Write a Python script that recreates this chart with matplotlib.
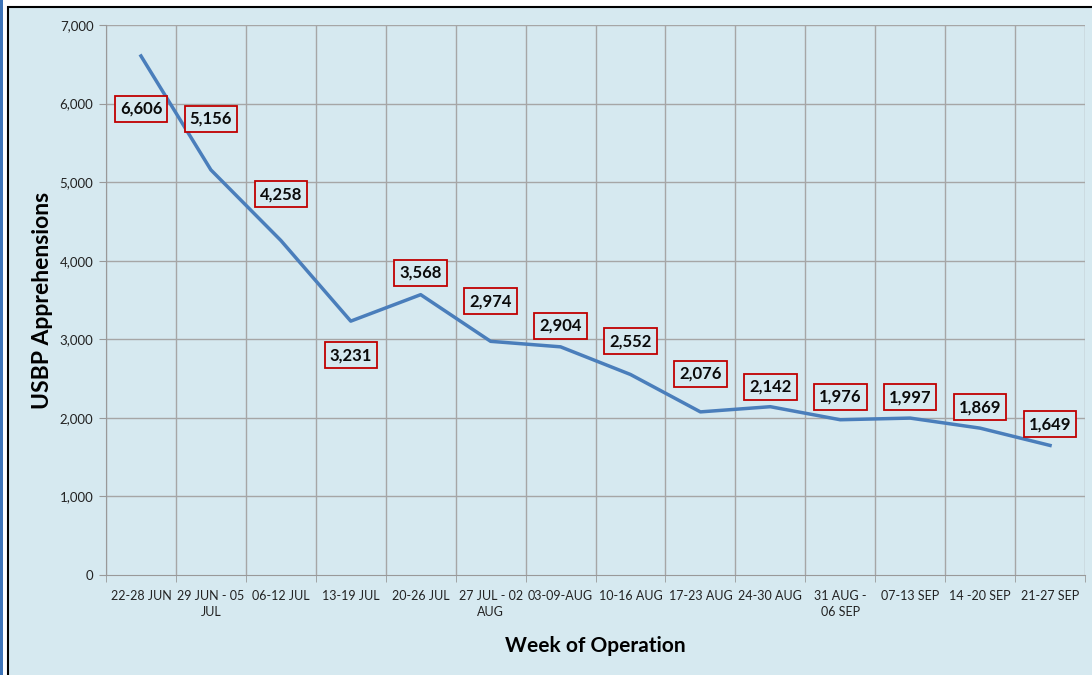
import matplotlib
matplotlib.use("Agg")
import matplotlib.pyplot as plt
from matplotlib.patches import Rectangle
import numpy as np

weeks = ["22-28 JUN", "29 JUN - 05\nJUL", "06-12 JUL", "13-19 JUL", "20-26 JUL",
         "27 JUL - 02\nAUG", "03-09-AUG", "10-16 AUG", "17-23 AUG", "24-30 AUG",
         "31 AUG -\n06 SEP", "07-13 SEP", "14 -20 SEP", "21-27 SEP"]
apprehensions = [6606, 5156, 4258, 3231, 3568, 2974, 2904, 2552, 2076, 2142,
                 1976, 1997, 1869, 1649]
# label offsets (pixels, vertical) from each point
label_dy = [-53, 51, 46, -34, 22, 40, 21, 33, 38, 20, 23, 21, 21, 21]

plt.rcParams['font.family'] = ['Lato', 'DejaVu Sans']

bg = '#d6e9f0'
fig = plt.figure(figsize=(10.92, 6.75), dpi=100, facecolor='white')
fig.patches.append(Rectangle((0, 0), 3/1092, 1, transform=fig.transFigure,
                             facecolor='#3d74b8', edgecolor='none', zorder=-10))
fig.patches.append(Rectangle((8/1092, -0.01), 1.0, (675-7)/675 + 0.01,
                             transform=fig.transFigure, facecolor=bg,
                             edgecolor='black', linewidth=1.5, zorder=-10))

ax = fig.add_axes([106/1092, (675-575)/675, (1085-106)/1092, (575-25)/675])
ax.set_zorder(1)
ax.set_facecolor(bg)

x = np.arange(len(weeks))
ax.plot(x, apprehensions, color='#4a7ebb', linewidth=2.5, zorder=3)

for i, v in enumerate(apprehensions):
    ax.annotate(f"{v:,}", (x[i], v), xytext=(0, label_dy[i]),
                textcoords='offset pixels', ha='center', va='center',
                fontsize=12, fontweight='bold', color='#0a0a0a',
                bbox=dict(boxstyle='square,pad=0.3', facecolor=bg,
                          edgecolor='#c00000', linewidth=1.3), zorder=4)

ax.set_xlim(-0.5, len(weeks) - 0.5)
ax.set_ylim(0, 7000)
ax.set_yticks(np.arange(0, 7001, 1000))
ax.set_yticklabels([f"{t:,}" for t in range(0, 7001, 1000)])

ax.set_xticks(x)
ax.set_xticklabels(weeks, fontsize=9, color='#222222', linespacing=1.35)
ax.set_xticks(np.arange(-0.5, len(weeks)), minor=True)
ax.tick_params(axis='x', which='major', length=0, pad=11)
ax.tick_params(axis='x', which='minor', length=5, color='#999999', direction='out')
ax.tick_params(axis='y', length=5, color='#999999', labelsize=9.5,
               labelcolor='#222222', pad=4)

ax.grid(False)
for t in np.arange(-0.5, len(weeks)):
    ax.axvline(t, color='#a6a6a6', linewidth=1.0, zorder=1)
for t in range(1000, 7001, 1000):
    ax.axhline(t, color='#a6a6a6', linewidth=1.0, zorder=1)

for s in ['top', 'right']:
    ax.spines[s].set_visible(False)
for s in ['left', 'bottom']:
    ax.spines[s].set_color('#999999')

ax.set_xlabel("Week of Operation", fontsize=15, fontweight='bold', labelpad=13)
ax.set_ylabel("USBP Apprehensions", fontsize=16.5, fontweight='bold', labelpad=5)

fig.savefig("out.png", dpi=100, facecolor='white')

◆ ◆ ◆ ◆ ◆ ◆ ◆

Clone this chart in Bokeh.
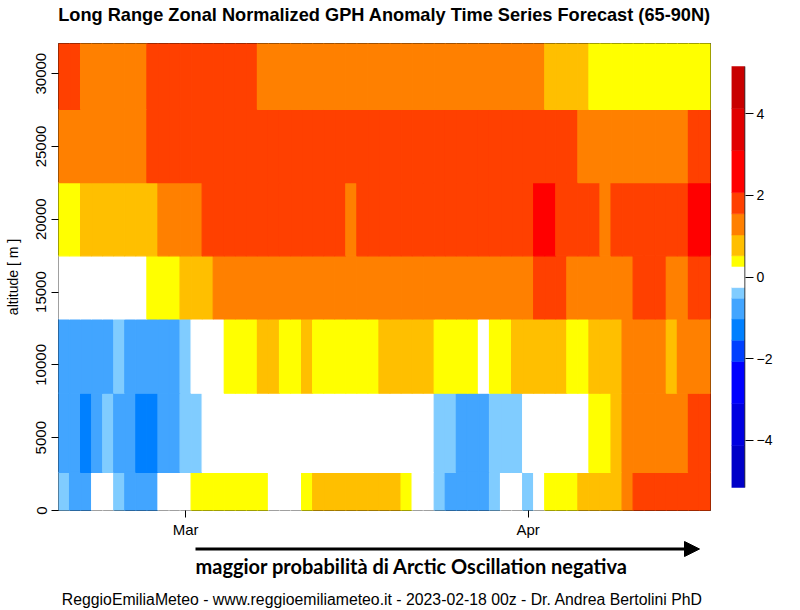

◆ ◆ ◆ ◆ ◆ ◆ ◆

Without the pictures, give again only the lines beginning at the line that contains "Write a Python" and stopping after the line that contains "import numpy as np", exactly as written.

Write a Python script that recreates this chart with matplotlib.
import matplotlib
matplotlib.use("Agg")
import matplotlib.pyplot as plt
from matplotlib.patches import Rectangle
import numpy as np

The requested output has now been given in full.